I’m in my local nightclub and there is my childhood sweetheart. He walks over and kisses me and I feel beautiful and special and chosen.
I wake up with a jolt, and turn to see my husband and our 2-month-old baby soundly asleep. My heart races with guilt, as if somehow I’ve been unfaithful. I feel concern at the state of my relationship, as if this is my subconscious telling me I had a child with the wrong man. Is my sleeping self telling me I want to be with my first love, a boy I was with eighteen years ago?
When it happens again, I post about the experience on a Facebook Mom group. Within an hour, I have several responses sharing their relief at my message; they, too, have had those dreams.

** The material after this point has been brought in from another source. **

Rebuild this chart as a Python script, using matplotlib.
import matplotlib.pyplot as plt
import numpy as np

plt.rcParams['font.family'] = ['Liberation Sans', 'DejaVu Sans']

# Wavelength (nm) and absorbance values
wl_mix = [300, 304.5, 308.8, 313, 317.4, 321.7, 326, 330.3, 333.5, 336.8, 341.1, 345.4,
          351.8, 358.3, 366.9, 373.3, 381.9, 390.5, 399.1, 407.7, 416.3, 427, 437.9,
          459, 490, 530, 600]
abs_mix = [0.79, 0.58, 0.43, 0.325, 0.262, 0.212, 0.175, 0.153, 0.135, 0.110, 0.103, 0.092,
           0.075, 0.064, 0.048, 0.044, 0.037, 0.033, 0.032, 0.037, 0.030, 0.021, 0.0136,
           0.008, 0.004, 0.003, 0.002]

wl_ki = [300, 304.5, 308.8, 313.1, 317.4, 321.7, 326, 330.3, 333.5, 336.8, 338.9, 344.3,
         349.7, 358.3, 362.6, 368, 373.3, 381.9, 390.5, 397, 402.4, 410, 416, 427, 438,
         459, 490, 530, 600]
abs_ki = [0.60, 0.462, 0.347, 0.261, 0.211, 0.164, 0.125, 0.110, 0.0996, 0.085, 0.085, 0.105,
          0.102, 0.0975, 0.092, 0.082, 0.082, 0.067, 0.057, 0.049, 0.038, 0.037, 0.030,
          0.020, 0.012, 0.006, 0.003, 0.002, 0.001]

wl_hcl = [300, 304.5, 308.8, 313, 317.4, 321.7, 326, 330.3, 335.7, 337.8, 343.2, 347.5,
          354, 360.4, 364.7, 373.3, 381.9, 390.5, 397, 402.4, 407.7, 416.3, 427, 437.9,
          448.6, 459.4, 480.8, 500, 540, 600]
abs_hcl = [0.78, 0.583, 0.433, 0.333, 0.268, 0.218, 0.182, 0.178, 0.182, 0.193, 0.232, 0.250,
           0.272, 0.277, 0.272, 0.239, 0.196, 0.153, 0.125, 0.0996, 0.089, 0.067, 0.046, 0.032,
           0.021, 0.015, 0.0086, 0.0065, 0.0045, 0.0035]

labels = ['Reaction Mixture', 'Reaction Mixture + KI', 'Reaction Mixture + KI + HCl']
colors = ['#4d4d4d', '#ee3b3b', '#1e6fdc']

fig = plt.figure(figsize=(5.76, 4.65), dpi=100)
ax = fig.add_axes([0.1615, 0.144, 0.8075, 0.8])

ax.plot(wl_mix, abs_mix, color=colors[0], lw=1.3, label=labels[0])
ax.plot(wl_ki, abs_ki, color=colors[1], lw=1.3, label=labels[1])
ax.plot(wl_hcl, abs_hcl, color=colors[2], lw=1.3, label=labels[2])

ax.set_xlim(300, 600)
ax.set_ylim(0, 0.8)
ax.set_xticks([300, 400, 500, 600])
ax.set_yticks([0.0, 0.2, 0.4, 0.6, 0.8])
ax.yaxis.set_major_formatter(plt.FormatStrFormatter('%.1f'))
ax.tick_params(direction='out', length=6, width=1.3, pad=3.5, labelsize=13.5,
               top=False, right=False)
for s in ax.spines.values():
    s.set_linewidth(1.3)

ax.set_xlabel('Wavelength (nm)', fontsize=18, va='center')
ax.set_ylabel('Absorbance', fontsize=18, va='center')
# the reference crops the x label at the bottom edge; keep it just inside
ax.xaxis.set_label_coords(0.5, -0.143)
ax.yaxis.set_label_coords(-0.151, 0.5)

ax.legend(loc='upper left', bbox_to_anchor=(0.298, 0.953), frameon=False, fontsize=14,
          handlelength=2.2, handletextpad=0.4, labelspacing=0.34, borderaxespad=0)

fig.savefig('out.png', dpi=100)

Intrigued, I reach out to a certified dream analyst, Lauri Loewenberg, who quickly put my concerns to rest. “The ex that is typically dreamed about is the first love," she says. And there is actually a very good reason for that. "The first love leaves a lasting impression within the psyche as they are the one that first evoked those very powerful and raw emotions of desire, feeling important, walking on air, never wanting to be apart," she explains. "Falling in love for the first time is something you never forget, and the first love will forever be the face and embodiment of those feelings. But you know what feels similar? Meeting your baby for the first time. It's like falling in love all over again.”
Suddenly my dreams have turned from my dirty secrets into something beautiful. It’s true: A first love is a transformative, memorable experience that only happens once, with one person. True, also, that for many new moms, it’s a case of love at first sight with their newborn baby.
Natalie Bryant, a dream coach with a Ph.D. in cognitive psychology specializing in sleep and memory, agrees with Loewenberg’s theory. Speaking on the phone, she explains the power of dreams, and how they work: “Any time you have a major transition or shift in your life, a lot of dreams and emotions are going to come with it. It can bring up stuff about your parents … and about your relationships, which is why you’re dreaming about your ex. You’re undergoing a major identity shift. It’s not about you anymore, it’s about this little tiny baby and you’re responsible for this tiny human life.”
The role of dreams at these transitional points in life, Natalie says, is to “assess in the integration of that new experience into your existing knowledge. When we go to sleep, our brains don’t shut off — they’re actually very active as they process information from the day before, taking the information we learned across the day and integrating it into our current knowledge structure.” So it makes sense that an ex, from my younger self, should show up. “You’re dreaming of yourself as a sexual female and prospective mother, a maiden, as opposed to a mother.”
The emotions associated with the dream — feeling excited and beautiful, desire and being desired — are also from a time in my past, one that I’m missing from my present. Currently in the postpartum period, several pounds heavier than normal, with ups and downs in emotions, my marriage has basically been put on hold as my husband and I learn the family dynamics of parenting a newborn baby along with a toddler. Right now, the days of nightclubs and passionate kisses seem like they’re from another lifetime, and they kind of are.
“With every life change there comes grieving, as we grieve what we’ve lost and embrace the new,” Bryant says. But she’s quick to point out my dream isn’t necessarily bad news. In fact, it might be a good thing. “Dreaming is actually healthy, as is journaling dreams, or talking through them.”
Of course hormones have a big part to play too, as all a new mom’s oxytocin is spent on her baby, especially if she’s breastfeeding, meaning there is none left for a partner.
And there’s the stress hormone cortisol, a major component in dream, or REM (rapid eye movement) sleep, says Bryant. “Studies show it's the uptick in cortisol that allows the brain to get into a a state by which dreaming can occur,” she says. Thanks to the elevated levels of the same hormone after birth, dreams can be especially vivid and bizarre, which might explain some of the more stressful dreams, and the quantity.
As for the recurring dream of an ex, Loewenberg says another trigger is when a relationship turns routine. “It is those emotions of excitement and feeling desired that are at play here and serve as a reminder from the subconscious that it is time to spice up the current relationship,” she says
Bryant explains that when you record and interpret a dream and its meaning, you’re delving into your brain, which is your meaning maker: “You’re saying, 'Why do I find this memory important and relevant, and what is my brain deriving from this experience?” She notes an experience as intense as giving birth can spark a lot of emotional processing.
Now that I’ve done some work on my dreams, I no longer worry about being unfaithful, or that I married the wrong person. I better understand my present situation, and what my subconscious is trying to say. I decide to listen to it, and arrange a babysitter so I can go on a date with the man I love.